begin

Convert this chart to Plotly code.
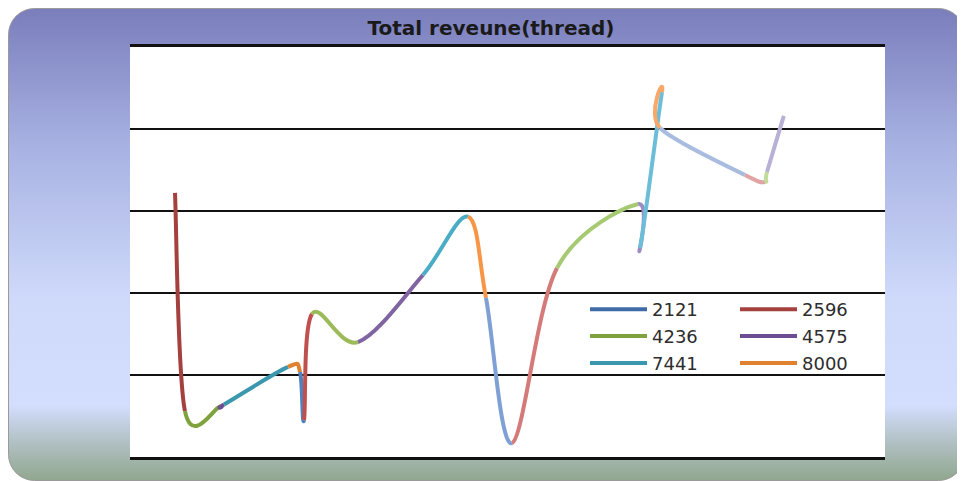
import base64
import plotly.graph_objects as go

# ---------------- data ----------------
legend_labels = ["2121", "2596", "4236", "4575", "7441", "8000"]
x_vals = [5.96, 7.28, 11.92, 12.45, 20.93, 22.52, 23.05, 24.10, 30.20, 38.80, 44.77,
          47.15, 50.60, 56.56, 67.30, 67.55, 70.46, 70.20, 81.46, 84.10, 84.37, 86.60]
y_vals = [3220, 560, 615, 640, 1098, 1037, 451, 1744, 1402, 2220, 2930,
          1940, 170, 2305, 3085, 2549, 4450, 4012, 3439, 3354, 3476, 4160]
title_text = "Total reveune(thread)"

# ---------------- styles ----------------
legend_colors = ["#3F6CA6", "#A4403D", "#7FA23F", "#6C4E92", "#3A97AD", "#E0812F"]
point_colors = (legend_colors +
                ["#4F81BD", "#C0504D", "#9BBB59", "#8064A2", "#4BACC6", "#F79646"] +
                ["#7FA0D4", "#D47A78", "#A6CA72", "#9C8CC4", "#6CBDD8", "#F9A86A"] +
                ["#A9BCE0", "#E0A4A2", "#C0DC98", "#B9B0D6"])

# page body has an 8px margin, so the figure is laid out 8px up/left
W, H = 957, 473
L, R, T, B = 122, 877, 39, 449

fig = go.Figure()

n = len(x_vals)
shapes = []
shapes.append(dict(type="rect", xref="paper", yref="paper", x0=0, x1=1, y0=0, y1=1,
                   fillcolor="white", line=dict(width=0), layer="below"))
for i in range(n - 1):
    i0 = i - 1 if i > 0 else i
    i3 = i + 2 if i + 2 < n else i + 1
    x0, y0 = x_vals[i0], y_vals[i0]
    x1, y1 = x_vals[i], y_vals[i]
    x2, y2 = x_vals[i + 1], y_vals[i + 1]
    x3, y3 = x_vals[i3], y_vals[i3]
    c1x, c1y = x1 + (x2 - x0) / 6, y1 + (y2 - y0) / 6
    c2x, c2y = x2 - (x3 - x1) / 6, y2 - (y3 - y1) / 6
    path = f"M {x1},{y1} C {c1x},{c1y} {c2x},{c2y} {x2},{y2}"
    shapes.append(dict(type="path", xref="x", yref="y", path=path,
                       line=dict(color=point_colors[(i + 1) % len(point_colors)], width=4),
                       layer="above"))

for k, lab in enumerate(legend_labels):
    fig.add_trace(go.Scatter(x=[None], y=[None], mode="lines", name=lab,
                             line=dict(color=legend_colors[k], width=4),
                             legendgroup=lab,
                             legend="legend" if k % 2 == 0 else "legend2"))

svg = f'''<svg xmlns="http://www.w3.org/2000/svg" width="{W}" height="{H}" viewBox="0 0 {W} {H}">
<defs><linearGradient id="g" x1="0" y1="0" x2="0" y2="1">
<stop offset="0" stop-color="#7A7EBC"/>
<stop offset="0.30" stop-color="#A9B3E3"/>
<stop offset="0.62" stop-color="#CFDAFB"/>
<stop offset="0.84" stop-color="#D3DEFE"/>
<stop offset="0.92" stop-color="#B1C0C3"/>
<stop offset="1" stop-color="#90A78E"/>
</linearGradient></defs>
<rect x="0.5" y="0.5" width="{W-1}" height="{H-1}" rx="26" ry="26" fill="url(#g)" stroke="#9A9A9A" stroke-width="1"/>
</svg>'''
src = "data:image/svg+xml;base64," + base64.b64encode(svg.encode()).decode()
pw, ph = R - L, B - T
fig.add_layout_image(dict(source=src, xref="paper", yref="paper",
                          x=-L / pw, y=1 + T / ph, sizex=W / pw, sizey=H / ph,
                          xanchor="left", yanchor="top", sizing="stretch", layer="below"))

leg_font = dict(family="DejaVu Sans", size=18, color="#2d2d2d")
fig.update_layout(
    width=W, height=H,
    margin=dict(l=L, r=W - R, t=T, b=H - B),
    paper_bgcolor="white", plot_bgcolor="white",
    shapes=shapes,
    title=dict(text=title_text, x=483 / W, xanchor="center",
               y=1 - 20 / H, yanchor="middle",
               font=dict(family="DejaVu Sans", size=20, color="#1a1a1a", weight="bold")),
    xaxis=dict(range=[0, 100], showgrid=False, showticklabels=False, ticks="",
               zeroline=False, showline=True, linecolor="#111111", linewidth=2.5,
               mirror=True, fixedrange=True),
    yaxis=dict(range=[0, 5000], dtick=1000, showgrid=True, gridcolor="#111111",
               gridwidth=2, showticklabels=False, ticks="", zeroline=False,
               showline=False, fixedrange=True),
    legend=dict(x=(577 - L) / pw, y=(B - 283) / ph, xanchor="left", yanchor="top",
                bgcolor="rgba(0,0,0,0)", font=leg_font, tracegroupgap=0.5, itemwidth=57),
    legend2=dict(x=(727 - L) / pw, y=(B - 283) / ph, xanchor="left", yanchor="top",
                 bgcolor="rgba(0,0,0,0)", font=leg_font, tracegroupgap=0.5, itemwidth=57),
    showlegend=True,
)

fig.write_html("out.html")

end

Keep the pictures out of the copy and write out the data exactly as it stands.

Convert this chart to Plotly code.
import base64
import plotly.graph_objects as go

# ---------------- data ----------------
legend_labels = ["2121", "2596", "4236", "4575", "7441", "8000"]
x_vals = [5.96, 7.28, 11.92, 12.45, 20.93, 22.52, 23.05, 24.10, 30.20, 38.80, 44.77,
          47.15, 50.60, 56.56, 67.30, 67.55, 70.46, 70.20, 81.46, 84.10, 84.37, 86.60]
y_vals = [3220, 560, 615, 640, 1098, 1037, 451, 1744, 1402, 2220, 2930,
          1940, 170, 2305, 3085, 2549, 4450, 4012, 3439, 3354, 3476, 4160]
title_text = "Total reveune(thread)"

# ---------------- styles ----------------
legend_colors = ["#3F6CA6", "#A4403D", "#7FA23F", "#6C4E92", "#3A97AD", "#E0812F"]
point_colors = (legend_colors +
                ["#4F81BD", "#C0504D", "#9BBB59", "#8064A2", "#4BACC6", "#F79646"] +
                ["#7FA0D4", "#D47A78", "#A6CA72", "#9C8CC4", "#6CBDD8", "#F9A86A"] +
                ["#A9BCE0", "#E0A4A2", "#C0DC98", "#B9B0D6"])

# page body has an 8px margin, so the figure is laid out 8px up/left
W, H = 957, 473
L, R, T, B = 122, 877, 39, 449

fig = go.Figure()

n = len(x_vals)
shapes = []
shapes.append(dict(type="rect", xref="paper", yref="paper", x0=0, x1=1, y0=0, y1=1,
                   fillcolor="white", line=dict(width=0), layer="below"))
for i in range(n - 1):
    i0 = i - 1 if i > 0 else i
    i3 = i + 2 if i + 2 < n else i + 1
    x0, y0 = x_vals[i0], y_vals[i0]
    x1, y1 = x_vals[i], y_vals[i]
    x2, y2 = x_vals[i + 1], y_vals[i + 1]
    x3, y3 = x_vals[i3], y_vals[i3]
    c1x, c1y = x1 + (x2 - x0) / 6, y1 + (y2 - y0) / 6
    c2x, c2y = x2 - (x3 - x1) / 6, y2 - (y3 - y1) / 6
    path = f"M {x1},{y1} C {c1x},{c1y} {c2x},{c2y} {x2},{y2}"
    shapes.append(dict(type="path", xref="x", yref="y", path=path,
                       line=dict(color=point_colors[(i + 1) % len(point_colors)], width=4),
                       layer="above"))

for k, lab in enumerate(legend_labels):
    fig.add_trace(go.Scatter(x=[None], y=[None], mode="lines", name=lab,
                             line=dict(color=legend_colors[k], width=4),
                             legendgroup=lab,
                             legend="legend" if k % 2 == 0 else "legend2"))

svg = f'''<svg xmlns="http://www.w3.org/2000/svg" width="{W}" height="{H}" viewBox="0 0 {W} {H}">
<defs><linearGradient id="g" x1="0" y1="0" x2="0" y2="1">
<stop offset="0" stop-color="#7A7EBC"/>
<stop offset="0.30" stop-color="#A9B3E3"/>
<stop offset="0.62" stop-color="#CFDAFB"/>
<stop offset="0.84" stop-color="#D3DEFE"/>
<stop offset="0.92" stop-color="#B1C0C3"/>
<stop offset="1" stop-color="#90A78E"/>
</linearGradient></defs>
<rect x="0.5" y="0.5" width="{W-1}" height="{H-1}" rx="26" ry="26" fill="url(#g)" stroke="#9A9A9A" stroke-width="1"/>
</svg>'''
src = "data:image/svg+xml;base64," + base64.b64encode(svg.encode()).decode()
pw, ph = R - L, B - T
fig.add_layout_image(dict(source=src, xref="paper", yref="paper",
                          x=-L / pw, y=1 + T / ph, sizex=W / pw, sizey=H / ph,
                          xanchor="left", yanchor="top", sizing="stretch", layer="below"))

leg_font = dict(family="DejaVu Sans", size=18, color="#2d2d2d")
fig.update_layout(
    width=W, height=H,
    margin=dict(l=L, r=W - R, t=T, b=H - B),
    paper_bgcolor="white", plot_bgcolor="white",
    shapes=shapes,
    title=dict(text=title_text, x=483 / W, xanchor="center",
               y=1 - 20 / H, yanchor="middle",
               font=dict(family="DejaVu Sans", size=20, color="#1a1a1a", weight="bold")),
    xaxis=dict(range=[0, 100], showgrid=False, showticklabels=False, ticks="",
               zeroline=False, showline=True, linecolor="#111111", linewidth=2.5,
               mirror=True, fixedrange=True),
    yaxis=dict(range=[0, 5000], dtick=1000, showgrid=True, gridcolor="#111111",
               gridwidth=2, showticklabels=False, ticks="", zeroline=False,
               showline=False, fixedrange=True),
    legend=dict(x=(577 - L) / pw, y=(B - 283) / ph, xanchor="left", yanchor="top",
                bgcolor="rgba(0,0,0,0)", font=leg_font, tracegroupgap=0.5, itemwidth=57),
    legend2=dict(x=(727 - L) / pw, y=(B - 283) / ph, xanchor="left", yanchor="top",
                 bgcolor="rgba(0,0,0,0)", font=leg_font, tracegroupgap=0.5, itemwidth=57),
    showlegend=True,
)

fig.write_html("out.html")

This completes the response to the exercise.